Dans le même esprit de coordination, le ministre des Affaires étrangères et de la Coopération Internationale du Malawi, Dr. George Chaponda, a rappelé l’importance d’une approche légale et institutionnelle, citant l’adoption de lois nationales de protection de l’enfance et la collaboration avec des organisations internationales comme l’UNICEF et l’OIM. De son côté, la ministre de la Défense du Libéria, Mme Geraldine Janet George, a souligné les efforts concrets de son pays, mentionnant des projets d’aide pour 11 000 enfants et l’intégration communautaire, insistant sur le fait que l’on ne doit pas oublier ceux qui restent.

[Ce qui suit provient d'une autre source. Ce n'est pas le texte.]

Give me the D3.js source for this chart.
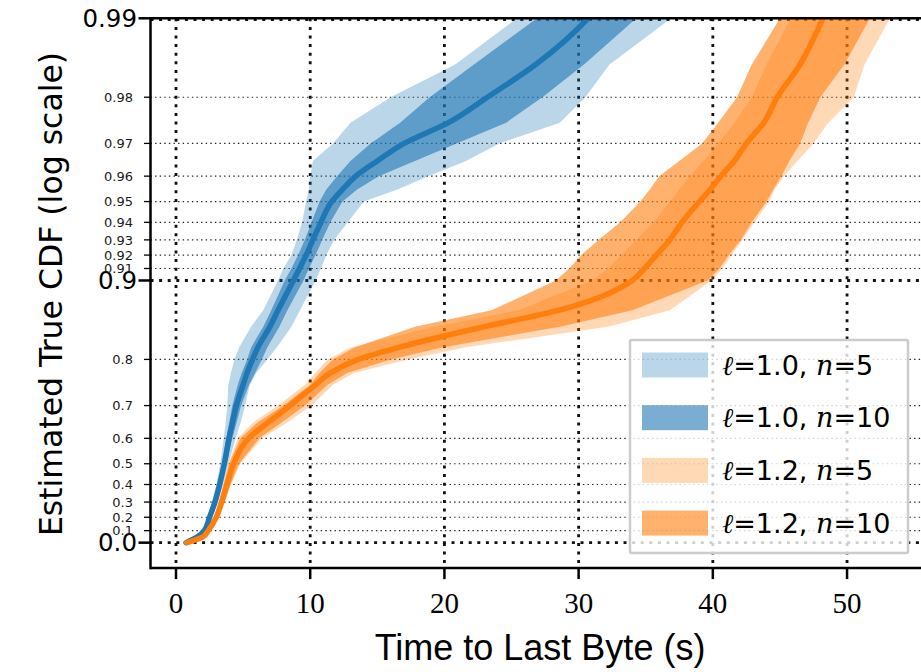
<!DOCTYPE html>
<html><head><meta charset="utf-8">
<script src="https://cdn.jsdelivr.net/npm/d3@7"></script>
<style>body{margin:0;background:#fff}svg{display:block}</style>
</head><body><svg id="c" width="921" height="672"></svg>
<script>
// CDF levels (shared by every band / median)
const P = [0, 0.05, 0.1, 0.2, 0.3, 0.4, 0.5, 0.6, 0.65, 0.7, 0.75, 0.775, 0.8, 0.82, 0.85, 0.87, 0.9, 0.91, 0.92, 0.93, 0.94, 0.95, 0.955, 0.96, 0.965, 0.97, 0.975, 0.98, 0.985, 0.99, 0.993];

// l=1.0 (blue): time (s) at each level
const blueMed  = [0.75, 1.6, 2.1, 2.5, 2.9, 3.25, 3.6, 3.95, 4.2, 4.5, 5.0, 5.3, 5.7, 6.1, 7.0, 7.6, 8.75, 9.2, 9.7, 10.2, 10.8, 11.6, 12.4, 13.4, 15.0, 17.0, 20.3, 23.2, 26.8, 30.7, 33.0];
const blueLo10 = [0.75, 1.55, 2.05, 2.42, 2.8, 3.15, 3.45, 3.75, 3.95, 4.2, 4.6, 4.9, 5.3, 5.6, 6.5, 7.1, 8.1, 8.6, 9.1, 9.6, 10.1, 10.7, 11.2, 12.0, 13.0, 14.5, 16.7, 18.9, 22.2, 26.9, 29.5];
const blueHi10 = [0.75, 1.65, 2.15, 2.58, 3.0, 3.35, 3.75, 4.2, 4.5, 4.85, 5.45, 5.9, 6.4, 6.8, 7.7, 8.3, 9.5, 9.9, 10.4, 10.9, 11.5, 12.4, 13.5, 15.1, 17.8, 20.9, 24.6, 27.3, 30.4, 34.3, 36.5];
const blueLo5  = [0.75, 1.5, 2.0, 2.35, 2.7, 3.0, 3.3, 3.55, 3.7, 3.82, 3.9, 4.1, 4.35, 4.7, 5.6, 6.5, 7.6, 8.0, 8.6, 9.0, 9.4, 9.7, 9.9, 10.0, 10.2, 11.7, 13.0, 16.0, 20.8, 25.4, 28.0];
const blueHi5  = [0.75, 1.7, 2.2, 2.65, 3.1, 3.5, 3.9, 4.45, 4.8, 5.15, 5.5, 6.0, 6.8, 7.5, 8.6, 9.24, 10.4, 10.8, 11.2, 11.8, 12.8, 14.0, 16.5, 18.8, 21.6, 24.1, 28.6, 30.5, 32.3, 36.9, 39.0];

// l=1.2 (orange)
const orangeMed  = [0.8, 2.0, 2.4, 3.0, 3.4, 3.8, 4.3, 5.4, 6.8, 8.5, 10.4, 11.5, 13.6, 16.6, 23.0, 28.5, 34.0, 34.9, 35.8, 36.8, 37.7, 39.0, 39.8, 40.6, 41.6, 42.5, 43.8, 44.8, 46.5, 48.2, 49.5];
const orangeLo10 = [0.8, 1.9, 2.3, 2.85, 3.2, 3.55, 3.95, 4.8, 6.0, 8.0, 10.0, 10.7, 11.7, 13.3, 17.8, 23.5, 28.3, 29.3, 30.2, 31.5, 33.1, 34.6, 35.3, 36.0, 37.5, 39.2, 40.4, 41.8, 42.9, 45.0, 46.0];
const orangeHi10 = [0.8, 2.1, 2.5, 3.15, 3.6, 4.05, 4.7, 6.2, 7.8, 9.6, 11.3, 12.8, 16.0, 19.8, 28.6, 34.0, 39.6, 40.5, 41.2, 42.1, 42.9, 44.0, 44.5, 45.1, 45.7, 46.5, 47.1, 48.0, 49.8, 51.7, 53.0];
const orangeLo5  = [0.8, 1.85, 2.25, 2.8, 3.15, 3.5, 3.9, 4.6, 5.7, 7.6, 9.6, 10.4, 11.3, 13.0, 19.3, 25.5, 31.0, 32.2, 33.2, 34.3, 35.6, 36.8, 37.5, 38.3, 39.3, 40.4, 41.6, 42.9, 44.0, 45.8, 47.0];
const orangeHi5  = [0.8, 2.15, 2.55, 3.2, 3.65, 4.1, 4.8, 6.4, 8.2, 10.1, 11.7, 13.3, 17.3, 21.5, 32.2, 36.8, 39.9, 40.7, 41.4, 42.2, 43.1, 44.2, 44.6, 45.3, 46.3, 47.5, 48.6, 50.5, 51.3, 53.2, 54.5];

const xTicks = [0, 10, 20, 30, 40, 50];
const yMajor = [0.0, 0.9, 0.99];
const yMajorLabels = ["0.0", "0.9", "0.99"];
const yMinor = [0.1, 0.2, 0.3, 0.4, 0.5, 0.6, 0.7, 0.8, 0.91, 0.92, 0.93, 0.94, 0.95, 0.96, 0.97, 0.98];
const yMinorLabels = ["0.1", "0.2", "0.3", "0.4", "0.5", "0.6", "0.7", "0.8", "0.91", "0.92", "0.93", "0.94", "0.95", "0.96", "0.97", "0.98"];

const seriesNames = ["1.0", "1.0", "1.2", "1.2"];
const seriesN = ["5", "10", "5", "10"];

const BLUE = "#1f77b4", ORANGE = "#ff7f0e";

const svg = d3.select("#c");
const L = 150.5, T = 18.3, B = 568.1, R = 947.7;
const x = d3.scaleLinear().domain([-1.9, 57.5]).range([L, R]);
const y = d3.scaleLog().domain([Math.pow(10, 0.097), 0.01]).range([B, T]);
const yp = p => y(1 - p);

svg.append("defs").append("clipPath").attr("id", "clip")
  .append("rect").attr("x", L).attr("y", T).attr("width", R - L).attr("height", B - T);

// grid
const grid = svg.append("g").attr("clip-path", "url(#clip)");
grid.selectAll(".gmin").data(yMinor).join("line")
  .attr("x1", L).attr("x2", R).attr("y1", yp).attr("y2", yp)
  .attr("stroke", "#222").attr("stroke-width", 1.2).attr("stroke-dasharray", "1.4,3.2");
grid.selectAll(".gmaj").data(yMajor).join("line")
  .attr("x1", L).attr("x2", R).attr("y1", d => yp(d) + (d === 0.99 ? 1.2 : 0)).attr("y2", d => yp(d) + (d === 0.99 ? 1.2 : 0))
  .attr("stroke", "#111").attr("stroke-width", 2.8).attr("stroke-dasharray", "3,5.6");
grid.selectAll(".gx").data(xTicks).join("line")
  .attr("x1", x).attr("x2", x).attr("y1", T).attr("y2", B)
  .attr("stroke", "#111").attr("stroke-width", 2.8).attr("stroke-dasharray", "3,5.6");

// bands
const plot = svg.append("g").attr("clip-path", "url(#clip)");
function band(lo, hi, color, op) {
  const area = d3.area()
    .x0((d, i) => x(lo[i])).x1((d, i) => x(hi[i])).y(d => yp(d));
  plot.append("path").datum(P).attr("d", area).attr("fill", color).attr("fill-opacity", op).attr("stroke", "none");
}
function med(m, color) {
  const line = d3.line().x((d, i) => x(m[i])).y(d => yp(d)).curve(d3.curveMonotoneY);
  plot.append("path").datum(P).attr("d", line).attr("fill", "none").attr("stroke", color)
    .attr("stroke-width", 5.5).attr("stroke-linecap", "round").attr("stroke-linejoin", "round");
}
band(blueLo5, blueHi5, BLUE, 0.3);
band(blueLo10, blueHi10, BLUE, 0.6);
band(orangeLo5, orangeHi5, ORANGE, 0.3);
band(orangeLo10, orangeHi10, ORANGE, 0.6);
med(blueMed, BLUE);
med(orangeMed, ORANGE);

// spines
const ax = svg.append("g").attr("stroke", "#000").attr("stroke-width", 2.5);
ax.append("line").attr("x1", L).attr("x2", L).attr("y1", T - 1.2).attr("y2", B + 1.2);
ax.append("line").attr("x1", L).attr("x2", R).attr("y1", B).attr("y2", B);
ax.append("line").attr("x1", L).attr("x2", R).attr("y1", T).attr("y2", T);

// x ticks
svg.append("g").selectAll("line").data(xTicks).join("line")
  .attr("x1", x).attr("x2", x).attr("y1", B).attr("y2", B + 11)
  .attr("stroke", "#000").attr("stroke-width", 2.5);
svg.append("g").selectAll("text").data(xTicks).join("text")
  .attr("x", x).attr("y", 613).attr("text-anchor", "middle")
  .attr("font-family", "Liberation Serif").attr("font-size", 29).attr("fill", "#000")
  .text(d => d);

// y ticks
svg.append("g").selectAll("line").data(yMajor).join("line")
  .attr("x1", L - 12).attr("x2", L).attr("y1", yp).attr("y2", yp)
  .attr("stroke", "#000").attr("stroke-width", 2.5);
svg.append("g").selectAll("line").data(yMinor).join("line")
  .attr("x1", L - 6.5).attr("x2", L).attr("y1", yp).attr("y2", yp)
  .attr("stroke", "#000").attr("stroke-width", 1.3);
svg.append("g").selectAll("text").data(yMajor).join("text")
  .attr("x", 137).attr("y", yp).attr("dy", "0.36em").attr("text-anchor", "end")
  .attr("font-family", "DejaVu Sans").attr("font-size", 24.5).attr("fill", "#000")
  .text((d, i) => yMajorLabels[i]);
svg.append("g").selectAll("text").data(yMinor).join("text")
  .attr("x", 133).attr("y", yp).attr("dy", "0.36em").attr("text-anchor", "end")
  .attr("font-family", "DejaVu Sans").attr("font-size", 13).attr("fill", "#1a1a1a")
  .text((d, i) => yMinorLabels[i]);

// axis labels
svg.append("text").attr("transform", "translate(62,294) rotate(-90)")
  .attr("text-anchor", "middle").attr("font-family", "DejaVu Sans").attr("font-size", 31.5)
  .attr("fill", "#000").text("Estimated True CDF (log scale)");
svg.append("text").attr("x", 540).attr("y", 660).attr("text-anchor", "middle")
  .attr("font-family", "Liberation Sans").attr("font-size", 36).attr("fill", "#000")
  .text("Time to Last Byte (s)");

// legend
const lg = svg.append("g");
lg.append("rect").attr("x", 630).attr("y", 340).attr("width", 278).attr("height", 213).attr("rx", 2)
  .attr("fill", "#fff").attr("fill-opacity", 0.8).attr("stroke", "#ccc").attr("stroke-width", 2.5);
const legColors = [BLUE, BLUE, ORANGE, ORANGE];
const legOps = [0.3, 0.6, 0.3, 0.6];
const rows = lg.selectAll("g.row").data(seriesNames).join("g").attr("class", "row")
  .attr("transform", (d, i) => `translate(0,${365 + i * 52.7})`);
rows.append("rect").attr("x", 642).attr("y", -12.5).attr("width", 66).attr("height", 25)
  .attr("fill", (d, i) => legColors[i]).attr("fill-opacity", (d, i) => legOps[i]);
const tx = rows.append("text").attr("x", 722).attr("y", 9.5)
  .attr("font-family", "DejaVu Sans").attr("font-size", 27).attr("fill", "#000");
tx.append("tspan").attr("font-family", "DejaVu Serif").attr("font-style", "italic").text("ℓ");
tx.append("tspan").text(d => "=" + d + ", ");
tx.append("tspan").attr("font-family", "DejaVu Serif").attr("font-style", "italic").text("n");
tx.append("tspan").text((d, i) => "=" + seriesN[i]);
</script></body></html>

Enfin, le ministre libyen de la Jeunesse, M. Fathallah Al-Zani, a réitéré l’appel à la rationalisation des ressources et à la mobilisation de solutions financières adaptées pour un financement durable des efforts continus.
L’adoption d’un cadre de travail coordonné et d’une convention africaine est indispensable non seulement pour la stabilité du continent, mais pour la dignité humaine et l’édification d’un avenir où l’enfance sera synonyme d’espoir et non de conflit. L’engagement collectif pris à Rabat est un pas décisif vers cet horizon.